Hong Kong has the most skyscrapers in the world.
Hence, it attracts a lot of explorers from all over the world to reach the climax in Hong Kong.
For rooftoppers worldwide, conquering buildings and breaking the rules are the main spirit of this activity, but for rooftoppers in Hong Kong, it’s much more than just a death defying stunt.
Here’s some reasons why they do it:
- To redefine their limit
For many rooftoppers, it’s the feeling of empowerment and being on top of the world that the adventure brings. By conquering their own fear, capture stunning images of uninterrupted views and turning these rooftops as their own personal playgrounds, they push themselves beyond own limit.
- To recharge from hectic city life
To rooftoppers, everyday is ordinary life — everything is so structured and you have to follow orders. Hence, they want to get away from that.
“Rooftopping is like a getaway from city life to me — Hong Kong is such a fast-paced city with so much pressure and noise,” well known Hong Kong rooftopper Daniel Lau said. “When I’m on a rooftop, everything slows down, you don’t hear anything but wind, all the rush from the ground became like slow-motion.”
- To explore the city’s landscape
The world famous breathtaking skyline of the concrete jungle is a must-see for tourists.
But if you’ve lived here your whole life, you’d probably be bored of visting the same places at the exact same spots.
Rooftopping allows rooftoppers to appreciate Hong Kong from a whole new perspective and reconnect with the vibrant city which they consider as a home.
- To reclaim the urban space from big business
The cost of living and flat price in this dense vertical city of over seven million is among the highest in the world.
As a result, the majority of Hong Kong’s youth still live with their parents in their adulthood without adequate personal space.
Spaces hidden in the famous skyline thus becomes the only ones left to explore for free and sneaking onto rooftops has become a statement of reclaiming the city from big business.
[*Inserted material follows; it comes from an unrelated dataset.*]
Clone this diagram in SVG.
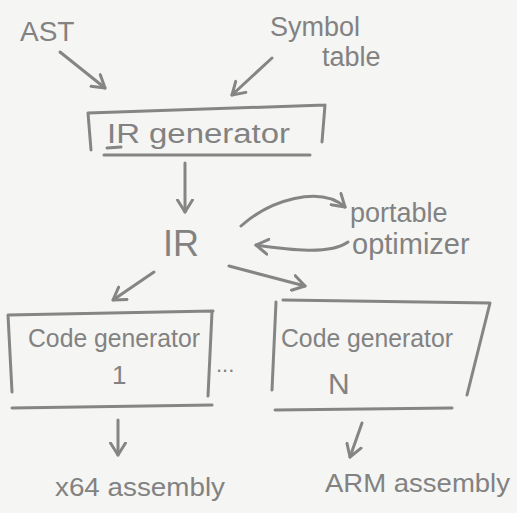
<svg xmlns="http://www.w3.org/2000/svg" width="517" height="513" viewBox="0 0 517 513">
  <style>
    .ink { fill: none; stroke: #858585; stroke-width: 3; stroke-linecap: round; stroke-linejoin: round; }
    .txt { fill: #828282; font-family: "Liberation Sans", "DejaVu Sans", sans-serif; }
  </style>
  <defs>
    <marker id="head" viewBox="0 0 12 12" refX="9" refY="6" markerWidth="6" markerHeight="6" orient="auto" markerUnits="strokeWidth">
      <path d="M1,1 L9,6 L1,11" fill="none" stroke="#858585" stroke-width="2" stroke-linecap="round" stroke-linejoin="round"/>
    </marker>
  </defs>

  <rect width="517" height="513" fill="#f5f5f3"/>

  <!-- inputs -->
  <g id="ast">
    <text class="txt" x="20" y="41" font-size="28">AST</text>
  </g>
  <g id="symbol-table">
    <text class="txt" x="270" y="36" font-size="27">Symbol</text>
    <text class="txt" x="322" y="66" font-size="27">table</text>
  </g>

  <!-- IR generator box -->
  <g id="ir-generator">
    <path class="ink" d="M88,113 L325,105 M88,113 L91,150 M325,105 L322,142 M104,155 L310,155"/>
    <text class="txt" x="107" y="143" font-size="27" textLength="183" lengthAdjust="spacingAndGlyphs">IR generator</text>
    <path class="ink" d="M107,148 L121,147"/>
  </g>

  <!-- intermediate representation -->
  <g id="ir">
    <text class="txt" x="163" y="256" font-size="36">IR</text>
  </g>

  <g id="optimizer">
    <text class="txt" x="350" y="222" font-size="27">portable</text>
    <text class="txt" x="352" y="254" font-size="29">optimizer</text>
  </g>

  <!-- code generators -->
  <g id="codegen-1">
    <path class="ink" d="M8,315 L213,311 M8,315 L12,392 M212,312 L208,396 M12,408 L212,405"/>
    <text class="txt" x="28" y="347" font-size="25" textLength="172" lengthAdjust="spacingAndGlyphs">Code generator</text>
    <text class="txt" x="112" y="384" font-size="26">1</text>
  </g>

  <g id="dots">
    <text class="txt" x="216" y="372" font-size="22">...</text>
  </g>

  <g id="codegen-n">
    <path class="ink" d="M283,300 L490,303 M276,302 L272,390 M490,303 L467,395 M275,410 L452,408"/>
    <text class="txt" x="281" y="347" font-size="25" textLength="172" lengthAdjust="spacingAndGlyphs">Code generator</text>
    <text class="txt" x="328" y="394" font-size="30">N</text>
  </g>

  <!-- outputs -->
  <g id="x64">
    <text class="txt" x="55" y="496" font-size="26" textLength="170" lengthAdjust="spacingAndGlyphs">x64 assembly</text>
  </g>
  <g id="arm">
    <text class="txt" x="325" y="492" font-size="26" textLength="185" lengthAdjust="spacingAndGlyphs">ARM assembly</text>
  </g>

  <!-- connectors -->
  <g id="connectors">
    <path class="ink" d="M60,52 L105,88" marker-end="url(#head)"/>
    <path class="ink" d="M272,58 L232,95" marker-end="url(#head)"/>
    <path class="ink" d="M185,163 L185,212" marker-end="url(#head)"/>
    <path class="ink" d="M241,226 C270,200 320,185 345,207" marker-end="url(#head)"/>
    <path class="ink" d="M348,242 C330,255 290,250 256,245" marker-end="url(#head)"/>
    <path class="ink" d="M154,272 L113,300" marker-end="url(#head)"/>
    <path class="ink" d="M229,266 L305,286" marker-end="url(#head)"/>
    <path class="ink" d="M118,420 L118,455" marker-end="url(#head)"/>
    <path class="ink" d="M362,423 L350,457" marker-end="url(#head)"/>
  </g>
</svg>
“[The] Roof is for everyone. Pick a book, read on a crane, get some inspirations,” rooftopper William Cheng said.
5. Rooftopping for freedom and disobedience
The city’s young people are part of a generation who have grown up with the umbrella revolution, worsening economic prospects and increasing worries of eroding individual freedom.
Rooftoppers – like other youngsters- showcase their frustrations by celebrating disobedience.